[Start of Information provided]

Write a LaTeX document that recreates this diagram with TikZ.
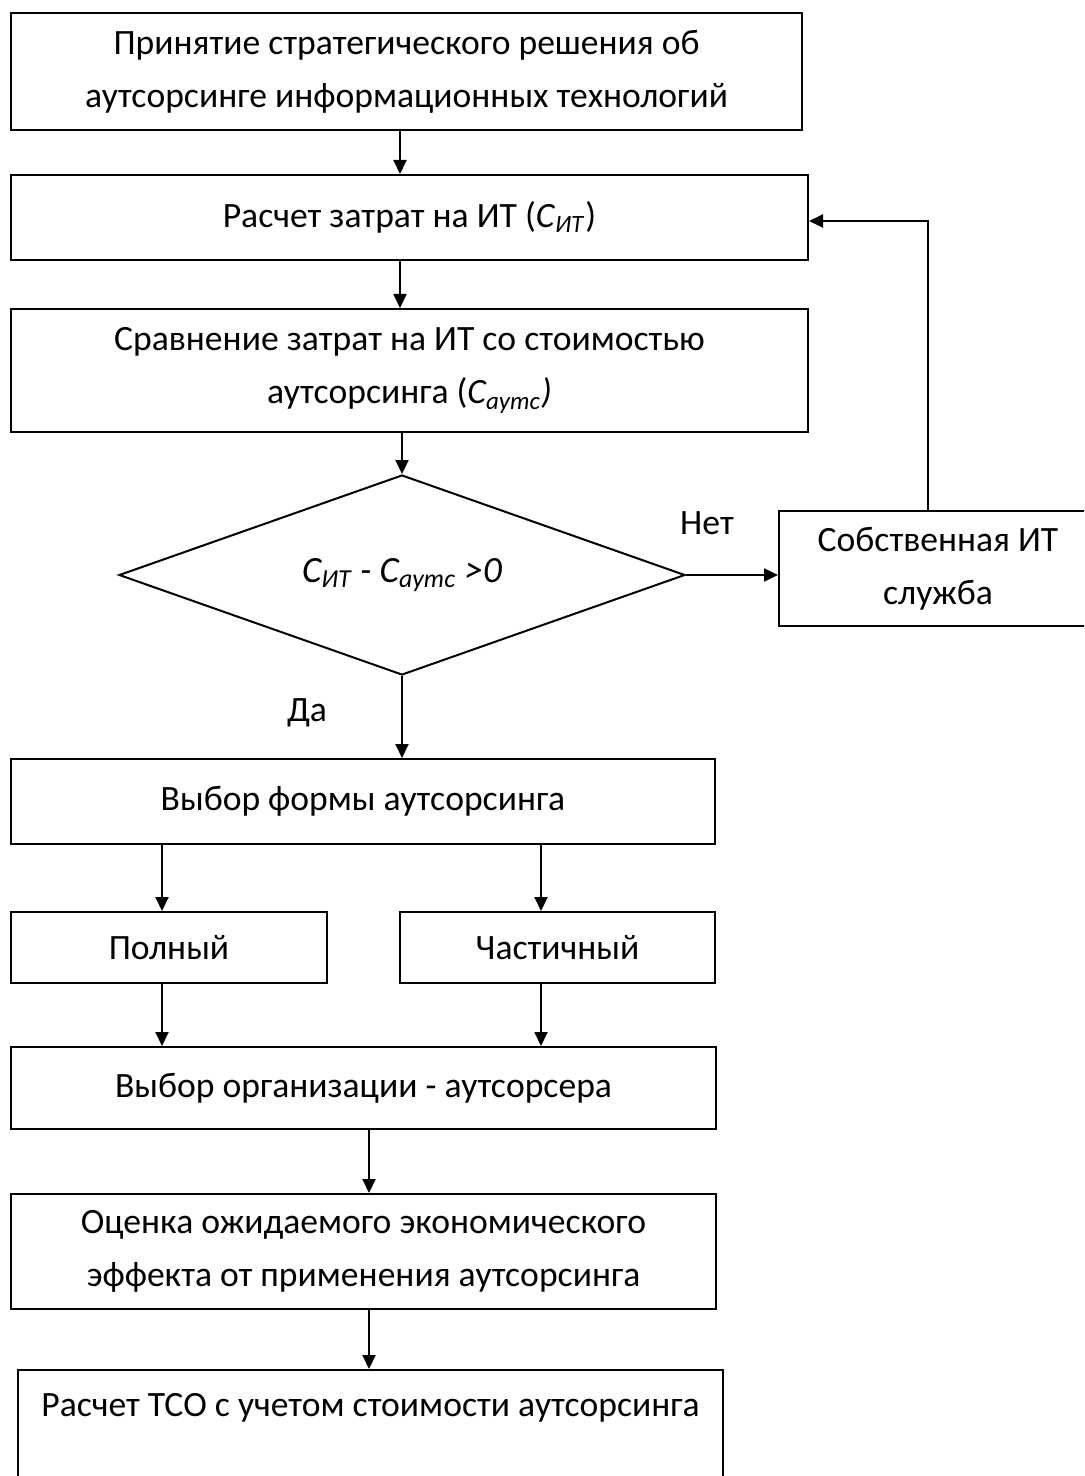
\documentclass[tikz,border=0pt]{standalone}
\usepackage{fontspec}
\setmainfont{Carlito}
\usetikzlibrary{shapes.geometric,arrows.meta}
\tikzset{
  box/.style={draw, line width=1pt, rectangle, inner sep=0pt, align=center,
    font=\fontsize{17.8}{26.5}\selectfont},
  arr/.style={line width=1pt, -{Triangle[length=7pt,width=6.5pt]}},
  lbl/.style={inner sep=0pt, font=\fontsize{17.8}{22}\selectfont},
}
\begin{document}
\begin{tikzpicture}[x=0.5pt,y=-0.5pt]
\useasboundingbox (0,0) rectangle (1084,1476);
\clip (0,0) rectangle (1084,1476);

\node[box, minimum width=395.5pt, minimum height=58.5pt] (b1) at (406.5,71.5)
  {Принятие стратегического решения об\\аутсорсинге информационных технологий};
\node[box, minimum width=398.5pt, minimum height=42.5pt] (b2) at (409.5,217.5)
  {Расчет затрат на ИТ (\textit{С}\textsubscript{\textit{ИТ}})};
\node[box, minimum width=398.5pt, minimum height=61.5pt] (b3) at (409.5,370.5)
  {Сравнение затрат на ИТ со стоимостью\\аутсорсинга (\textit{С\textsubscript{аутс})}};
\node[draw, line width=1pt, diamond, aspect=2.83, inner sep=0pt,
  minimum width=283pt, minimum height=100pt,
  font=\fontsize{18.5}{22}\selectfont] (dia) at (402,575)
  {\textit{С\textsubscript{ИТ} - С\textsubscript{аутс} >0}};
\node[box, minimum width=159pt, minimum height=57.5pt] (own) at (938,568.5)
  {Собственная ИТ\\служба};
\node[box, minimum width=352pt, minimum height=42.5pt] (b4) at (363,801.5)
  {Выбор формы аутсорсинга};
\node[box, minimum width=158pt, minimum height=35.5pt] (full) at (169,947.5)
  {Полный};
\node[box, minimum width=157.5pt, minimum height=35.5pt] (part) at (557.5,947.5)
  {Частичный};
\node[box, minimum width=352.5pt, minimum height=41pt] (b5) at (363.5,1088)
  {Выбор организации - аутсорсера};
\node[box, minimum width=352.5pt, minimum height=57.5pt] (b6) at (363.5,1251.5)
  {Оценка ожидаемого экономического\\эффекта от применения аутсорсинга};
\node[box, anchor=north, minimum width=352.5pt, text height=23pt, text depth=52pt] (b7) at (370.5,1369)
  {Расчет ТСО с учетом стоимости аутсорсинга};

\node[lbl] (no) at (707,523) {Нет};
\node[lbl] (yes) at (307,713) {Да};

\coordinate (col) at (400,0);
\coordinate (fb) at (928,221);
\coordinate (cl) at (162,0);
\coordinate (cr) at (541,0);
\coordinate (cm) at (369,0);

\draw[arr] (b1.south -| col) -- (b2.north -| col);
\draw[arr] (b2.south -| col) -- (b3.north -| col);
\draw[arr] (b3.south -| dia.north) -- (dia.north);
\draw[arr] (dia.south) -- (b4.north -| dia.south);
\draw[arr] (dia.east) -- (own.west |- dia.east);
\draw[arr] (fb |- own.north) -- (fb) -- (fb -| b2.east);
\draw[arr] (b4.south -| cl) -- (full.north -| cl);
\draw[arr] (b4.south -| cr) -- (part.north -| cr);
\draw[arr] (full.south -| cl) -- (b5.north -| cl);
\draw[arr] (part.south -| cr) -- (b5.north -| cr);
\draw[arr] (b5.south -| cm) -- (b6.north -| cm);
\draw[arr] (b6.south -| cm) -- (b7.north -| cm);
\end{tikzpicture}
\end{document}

[End of Information provided]

▶ Aim
Images should not appear in the copy; retype the listing above exactly.

▶ Response
Write a LaTeX document that recreates this diagram with TikZ.
\documentclass[tikz,border=0pt]{standalone}
\usepackage{fontspec}
\setmainfont{Carlito}
\usetikzlibrary{shapes.geometric,arrows.meta}
\tikzset{
  box/.style={draw, line width=1pt, rectangle, inner sep=0pt, align=center,
    font=\fontsize{17.8}{26.5}\selectfont},
  arr/.style={line width=1pt, -{Triangle[length=7pt,width=6.5pt]}},
  lbl/.style={inner sep=0pt, font=\fontsize{17.8}{22}\selectfont},
}
\begin{document}
\begin{tikzpicture}[x=0.5pt,y=-0.5pt]
\useasboundingbox (0,0) rectangle (1084,1476);
\clip (0,0) rectangle (1084,1476);

\node[box, minimum width=395.5pt, minimum height=58.5pt] (b1) at (406.5,71.5)
  {Принятие стратегического решения об\\аутсорсинге информационных технологий};
\node[box, minimum width=398.5pt, minimum height=42.5pt] (b2) at (409.5,217.5)
  {Расчет затрат на ИТ (\textit{С}\textsubscript{\textit{ИТ}})};
\node[box, minimum width=398.5pt, minimum height=61.5pt] (b3) at (409.5,370.5)
  {Сравнение затрат на ИТ со стоимостью\\аутсорсинга (\textit{С\textsubscript{аутс})}};
\node[draw, line width=1pt, diamond, aspect=2.83, inner sep=0pt,
  minimum width=283pt, minimum height=100pt,
  font=\fontsize{18.5}{22}\selectfont] (dia) at (402,575)
  {\textit{С\textsubscript{ИТ} - С\textsubscript{аутс} >0}};
\node[box, minimum width=159pt, minimum height=57.5pt] (own) at (938,568.5)
  {Собственная ИТ\\служба};
\node[box, minimum width=352pt, minimum height=42.5pt] (b4) at (363,801.5)
  {Выбор формы аутсорсинга};
\node[box, minimum width=158pt, minimum height=35.5pt] (full) at (169,947.5)
  {Полный};
\node[box, minimum width=157.5pt, minimum height=35.5pt] (part) at (557.5,947.5)
  {Частичный};
\node[box, minimum width=352.5pt, minimum height=41pt] (b5) at (363.5,1088)
  {Выбор организации - аутсорсера};
\node[box, minimum width=352.5pt, minimum height=57.5pt] (b6) at (363.5,1251.5)
  {Оценка ожидаемого экономического\\эффекта от применения аутсорсинга};
\node[box, anchor=north, minimum width=352.5pt, text height=23pt, text depth=52pt] (b7) at (370.5,1369)
  {Расчет ТСО с учетом стоимости аутсорсинга};

\node[lbl] (no) at (707,523) {Нет};
\node[lbl] (yes) at (307,713) {Да};

\coordinate (col) at (400,0);
\coordinate (fb) at (928,221);
\coordinate (cl) at (162,0);
\coordinate (cr) at (541,0);
\coordinate (cm) at (369,0);

\draw[arr] (b1.south -| col) -- (b2.north -| col);
\draw[arr] (b2.south -| col) -- (b3.north -| col);
\draw[arr] (b3.south -| dia.north) -- (dia.north);
\draw[arr] (dia.south) -- (b4.north -| dia.south);
\draw[arr] (dia.east) -- (own.west |- dia.east);
\draw[arr] (fb |- own.north) -- (fb) -- (fb -| b2.east);
\draw[arr] (b4.south -| cl) -- (full.north -| cl);
\draw[arr] (b4.south -| cr) -- (part.north -| cr);
\draw[arr] (full.south -| cl) -- (b5.north -| cl);
\draw[arr] (part.south -| cr) -- (b5.north -| cr);
\draw[arr] (b5.south -| cm) -- (b6.north -| cm);
\draw[arr] (b6.south -| cm) -- (b7.north -| cm);
\end{tikzpicture}
\end{document}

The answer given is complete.